* **Work to be completed**: The listing below must be repeated word for word, with its images excluded.
***** Given entries
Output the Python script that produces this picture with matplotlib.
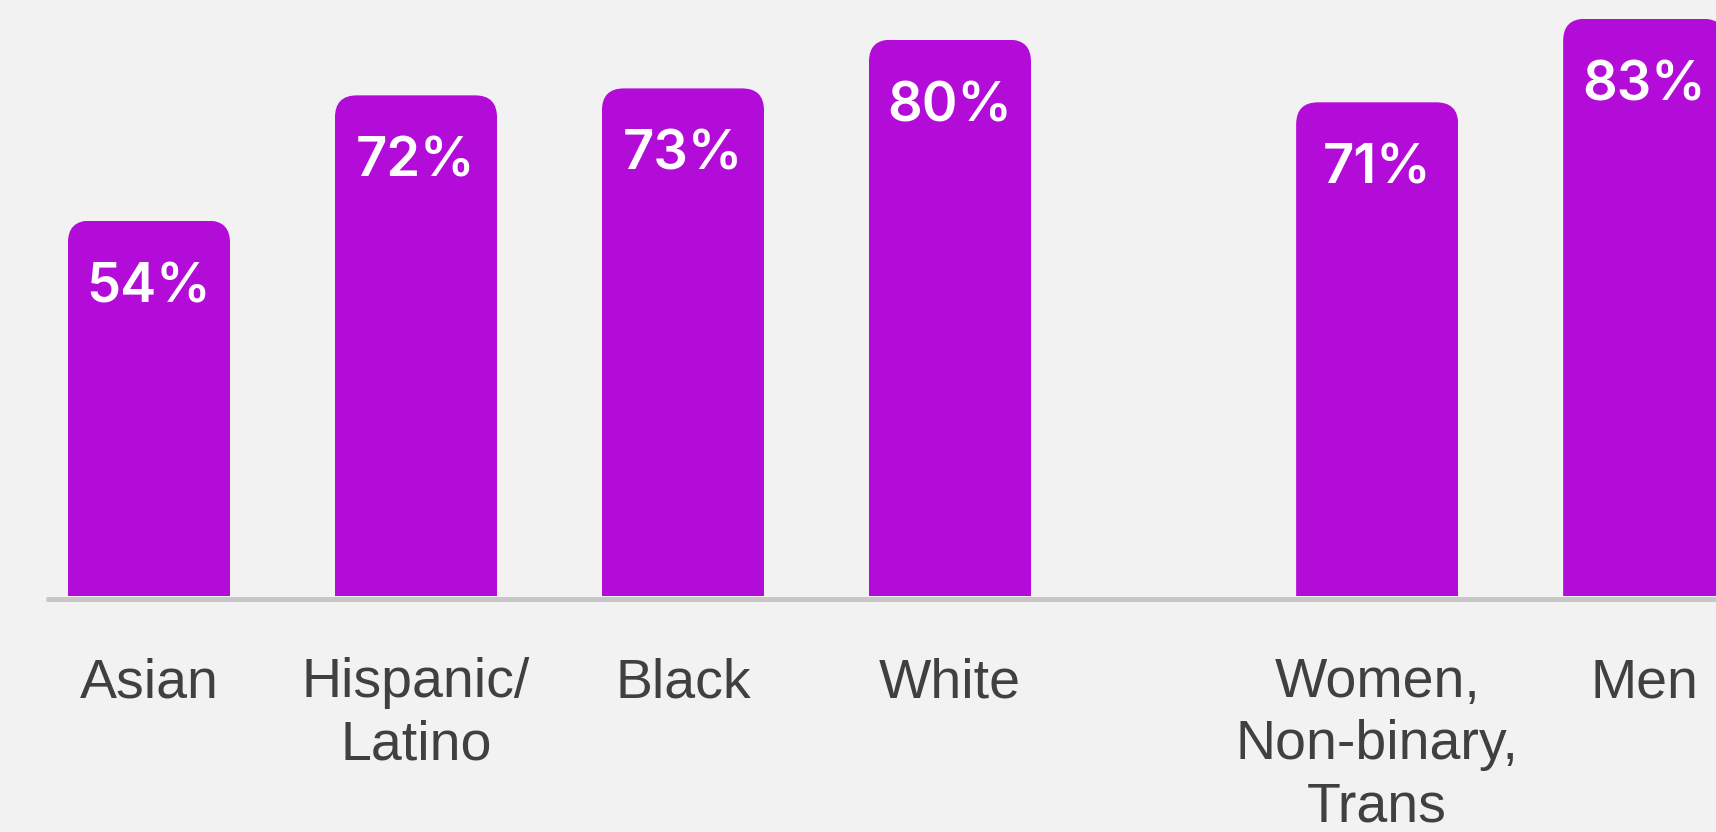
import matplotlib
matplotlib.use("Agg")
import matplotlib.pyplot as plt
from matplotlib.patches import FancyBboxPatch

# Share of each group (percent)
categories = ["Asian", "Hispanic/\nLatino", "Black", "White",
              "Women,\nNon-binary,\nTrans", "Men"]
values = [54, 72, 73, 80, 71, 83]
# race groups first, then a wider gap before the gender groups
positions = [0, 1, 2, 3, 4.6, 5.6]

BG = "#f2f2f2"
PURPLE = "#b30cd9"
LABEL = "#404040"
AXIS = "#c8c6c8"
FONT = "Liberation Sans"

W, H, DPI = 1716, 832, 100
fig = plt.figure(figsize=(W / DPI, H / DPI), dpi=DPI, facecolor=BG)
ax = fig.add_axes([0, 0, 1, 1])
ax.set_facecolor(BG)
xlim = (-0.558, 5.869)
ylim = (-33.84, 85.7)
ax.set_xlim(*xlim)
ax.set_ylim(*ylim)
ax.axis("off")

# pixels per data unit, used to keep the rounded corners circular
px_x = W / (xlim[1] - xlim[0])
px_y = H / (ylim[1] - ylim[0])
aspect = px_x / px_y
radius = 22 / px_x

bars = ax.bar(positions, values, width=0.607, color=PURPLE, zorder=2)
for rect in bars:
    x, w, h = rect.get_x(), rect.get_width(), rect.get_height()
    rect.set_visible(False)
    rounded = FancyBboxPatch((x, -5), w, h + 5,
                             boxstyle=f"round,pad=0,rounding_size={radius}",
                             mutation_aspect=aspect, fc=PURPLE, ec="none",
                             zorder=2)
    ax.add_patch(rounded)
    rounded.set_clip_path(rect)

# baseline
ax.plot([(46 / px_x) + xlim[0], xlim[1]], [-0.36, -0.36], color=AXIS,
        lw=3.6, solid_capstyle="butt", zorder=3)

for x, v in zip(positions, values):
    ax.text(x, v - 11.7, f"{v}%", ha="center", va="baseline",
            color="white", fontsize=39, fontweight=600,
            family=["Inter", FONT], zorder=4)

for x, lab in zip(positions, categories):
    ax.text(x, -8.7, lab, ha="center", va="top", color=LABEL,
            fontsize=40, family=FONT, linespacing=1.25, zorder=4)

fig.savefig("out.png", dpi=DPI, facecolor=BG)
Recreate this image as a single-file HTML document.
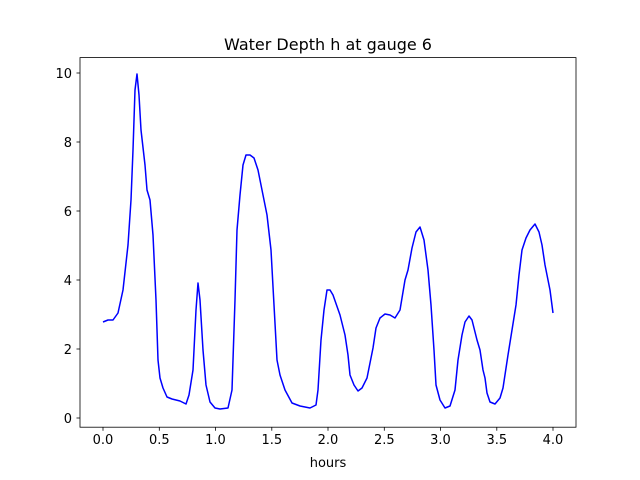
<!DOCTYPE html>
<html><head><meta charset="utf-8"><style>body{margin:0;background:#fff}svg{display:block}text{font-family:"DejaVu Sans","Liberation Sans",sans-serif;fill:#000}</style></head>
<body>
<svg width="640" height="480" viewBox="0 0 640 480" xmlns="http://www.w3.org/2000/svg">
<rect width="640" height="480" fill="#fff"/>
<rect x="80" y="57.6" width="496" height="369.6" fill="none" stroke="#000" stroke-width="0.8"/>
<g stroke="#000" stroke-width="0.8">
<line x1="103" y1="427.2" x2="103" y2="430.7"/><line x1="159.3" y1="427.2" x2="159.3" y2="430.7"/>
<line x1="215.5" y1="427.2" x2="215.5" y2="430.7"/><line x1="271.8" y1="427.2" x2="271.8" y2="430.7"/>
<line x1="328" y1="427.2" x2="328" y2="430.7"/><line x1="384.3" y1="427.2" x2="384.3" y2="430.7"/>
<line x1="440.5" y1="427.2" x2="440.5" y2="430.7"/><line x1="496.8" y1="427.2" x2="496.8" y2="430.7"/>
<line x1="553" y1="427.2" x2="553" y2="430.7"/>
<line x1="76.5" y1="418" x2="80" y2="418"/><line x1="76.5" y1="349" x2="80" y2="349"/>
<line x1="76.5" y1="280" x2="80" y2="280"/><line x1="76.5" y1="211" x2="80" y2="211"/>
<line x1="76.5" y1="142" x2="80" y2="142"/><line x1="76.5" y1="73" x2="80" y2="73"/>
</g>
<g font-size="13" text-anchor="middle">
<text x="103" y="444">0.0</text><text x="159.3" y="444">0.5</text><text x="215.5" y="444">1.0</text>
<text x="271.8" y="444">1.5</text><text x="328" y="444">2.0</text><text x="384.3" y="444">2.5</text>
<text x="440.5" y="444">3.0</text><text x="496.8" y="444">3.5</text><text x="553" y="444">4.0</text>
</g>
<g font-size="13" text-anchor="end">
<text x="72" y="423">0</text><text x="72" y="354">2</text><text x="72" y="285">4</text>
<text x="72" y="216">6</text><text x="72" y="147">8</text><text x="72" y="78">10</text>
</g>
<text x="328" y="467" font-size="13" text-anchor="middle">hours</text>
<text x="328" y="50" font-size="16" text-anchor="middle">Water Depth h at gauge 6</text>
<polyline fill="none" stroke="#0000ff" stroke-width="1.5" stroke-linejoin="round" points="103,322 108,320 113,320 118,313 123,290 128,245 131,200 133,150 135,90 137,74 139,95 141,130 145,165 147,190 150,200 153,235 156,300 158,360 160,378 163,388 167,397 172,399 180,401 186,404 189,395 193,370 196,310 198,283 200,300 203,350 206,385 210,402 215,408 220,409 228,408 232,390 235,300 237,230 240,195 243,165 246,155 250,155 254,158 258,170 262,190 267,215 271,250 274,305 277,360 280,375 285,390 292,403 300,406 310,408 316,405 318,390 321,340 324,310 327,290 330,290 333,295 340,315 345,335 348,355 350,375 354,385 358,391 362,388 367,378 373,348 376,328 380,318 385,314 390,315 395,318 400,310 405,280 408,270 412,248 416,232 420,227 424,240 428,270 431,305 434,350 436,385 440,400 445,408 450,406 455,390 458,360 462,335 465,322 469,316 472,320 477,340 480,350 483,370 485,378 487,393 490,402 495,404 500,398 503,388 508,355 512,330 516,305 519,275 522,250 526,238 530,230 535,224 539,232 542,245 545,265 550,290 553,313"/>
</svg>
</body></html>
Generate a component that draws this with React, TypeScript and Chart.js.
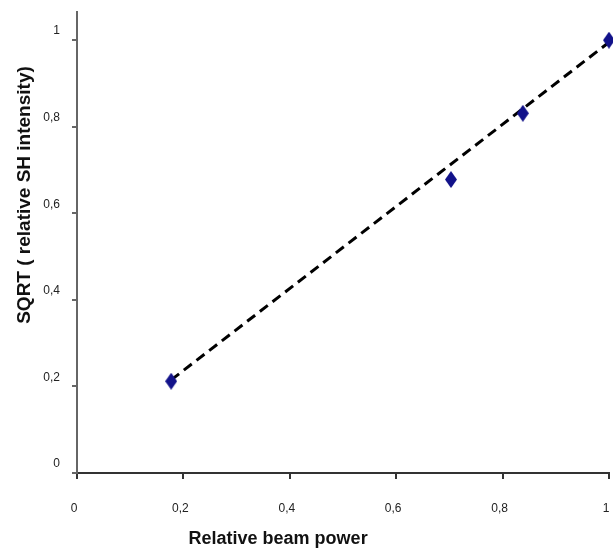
**********
* **Expected answer**:
Output the Python script that produces this picture with matplotlib.
import matplotlib
matplotlib.use("Agg")
import matplotlib.pyplot as plt
from matplotlib.patches import FancyBboxPatch

# Share of each group (percent)
categories = ["Asian", "Hispanic/\nLatino", "Black", "White",
              "Women,\nNon-binary,\nTrans", "Men"]
values = [54, 72, 73, 80, 71, 83]
# race groups first, then a wider gap before the gender groups
positions = [0, 1, 2, 3, 4.6, 5.6]

BG = "#f2f2f2"
PURPLE = "#b30cd9"
LABEL = "#404040"
AXIS = "#c8c6c8"
FONT = "Liberation Sans"

W, H, DPI = 1716, 832, 100
fig = plt.figure(figsize=(W / DPI, H / DPI), dpi=DPI, facecolor=BG)
ax = fig.add_axes([0, 0, 1, 1])
ax.set_facecolor(BG)
xlim = (-0.558, 5.869)
ylim = (-33.84, 85.7)
ax.set_xlim(*xlim)
ax.set_ylim(*ylim)
ax.axis("off")

# pixels per data unit, used to keep the rounded corners circular
px_x = W / (xlim[1] - xlim[0])
px_y = H / (ylim[1] - ylim[0])
aspect = px_x / px_y
radius = 22 / px_x

bars = ax.bar(positions, values, width=0.607, color=PURPLE, zorder=2)
for rect in bars:
    x, w, h = rect.get_x(), rect.get_width(), rect.get_height()
    rect.set_visible(False)
    rounded = FancyBboxPatch((x, -5), w, h + 5,
                             boxstyle=f"round,pad=0,rounding_size={radius}",
                             mutation_aspect=aspect, fc=PURPLE, ec="none",
                             zorder=2)
    ax.add_patch(rounded)
    rounded.set_clip_path(rect)

# baseline
ax.plot([(46 / px_x) + xlim[0], xlim[1]], [-0.36, -0.36], color=AXIS,
        lw=3.6, solid_capstyle="butt", zorder=3)

for x, v in zip(positions, values):
    ax.text(x, v - 11.7, f"{v}%", ha="center", va="baseline",
            color="white", fontsize=39, fontweight=600,
            family=["Inter", FONT], zorder=4)

for x, lab in zip(positions, categories):
    ax.text(x, -8.7, lab, ha="center", va="top", color=LABEL,
            fontsize=40, family=FONT, linespacing=1.25, zorder=4)

fig.savefig("out.png", dpi=DPI, facecolor=BG)
Recreate this image as a single-file HTML document.
<!DOCTYPE html>
<html><head><meta charset="utf-8"><style>body{margin:0;background:#fff}svg{display:block}text{font-family:"DejaVu Sans","Liberation Sans",sans-serif;fill:#000}</style></head>
<body>
<svg width="640" height="480" viewBox="0 0 640 480" xmlns="http://www.w3.org/2000/svg">
<rect width="640" height="480" fill="#fff"/>
<rect x="80" y="57.6" width="496" height="369.6" fill="none" stroke="#000" stroke-width="0.8"/>
<g stroke="#000" stroke-width="0.8">
<line x1="103" y1="427.2" x2="103" y2="430.7"/><line x1="159.3" y1="427.2" x2="159.3" y2="430.7"/>
<line x1="215.5" y1="427.2" x2="215.5" y2="430.7"/><line x1="271.8" y1="427.2" x2="271.8" y2="430.7"/>
<line x1="328" y1="427.2" x2="328" y2="430.7"/><line x1="384.3" y1="427.2" x2="384.3" y2="430.7"/>
<line x1="440.5" y1="427.2" x2="440.5" y2="430.7"/><line x1="496.8" y1="427.2" x2="496.8" y2="430.7"/>
<line x1="553" y1="427.2" x2="553" y2="430.7"/>
<line x1="76.5" y1="418" x2="80" y2="418"/><line x1="76.5" y1="349" x2="80" y2="349"/>
<line x1="76.5" y1="280" x2="80" y2="280"/><line x1="76.5" y1="211" x2="80" y2="211"/>
<line x1="76.5" y1="142" x2="80" y2="142"/><line x1="76.5" y1="73" x2="80" y2="73"/>
</g>
<g font-size="13" text-anchor="middle">
<text x="103" y="444">0.0</text><text x="159.3" y="444">0.5</text><text x="215.5" y="444">1.0</text>
<text x="271.8" y="444">1.5</text><text x="328" y="444">2.0</text><text x="384.3" y="444">2.5</text>
<text x="440.5" y="444">3.0</text><text x="496.8" y="444">3.5</text><text x="553" y="444">4.0</text>
</g>
<g font-size="13" text-anchor="end">
<text x="72" y="423">0</text><text x="72" y="354">2</text><text x="72" y="285">4</text>
<text x="72" y="216">6</text><text x="72" y="147">8</text><text x="72" y="78">10</text>
</g>
<text x="328" y="467" font-size="13" text-anchor="middle">hours</text>
<text x="328" y="50" font-size="16" text-anchor="middle">Water Depth h at gauge 6</text>
<polyline fill="none" stroke="#0000ff" stroke-width="1.5" stroke-linejoin="round" points="103,322 108,320 113,320 118,313 123,290 128,245 131,200 133,150 135,90 137,74 139,95 141,130 145,165 147,190 150,200 153,235 156,300 158,360 160,378 163,388 167,397 172,399 180,401 186,404 189,395 193,370 196,310 198,283 200,300 203,350 206,385 210,402 215,408 220,409 228,408 232,390 235,300 237,230 240,195 243,165 246,155 250,155 254,158 258,170 262,190 267,215 271,250 274,305 277,360 280,375 285,390 292,403 300,406 310,408 316,405 318,390 321,340 324,310 327,290 330,290 333,295 340,315 345,335 348,355 350,375 354,385 358,391 362,388 367,378 373,348 376,328 380,318 385,314 390,315 395,318 400,310 405,280 408,270 412,248 416,232 420,227 424,240 428,270 431,305 434,350 436,385 440,400 445,408 450,406 455,390 458,360 462,335 465,322 469,316 472,320 477,340 480,350 483,370 485,378 487,393 490,402 495,404 500,398 503,388 508,355 512,330 516,305 519,275 522,250 526,238 530,230 535,224 539,232 542,245 545,265 550,290 553,313"/>
</svg>
</body></html>
Generate a component that draws this with React, TypeScript and Chart.js.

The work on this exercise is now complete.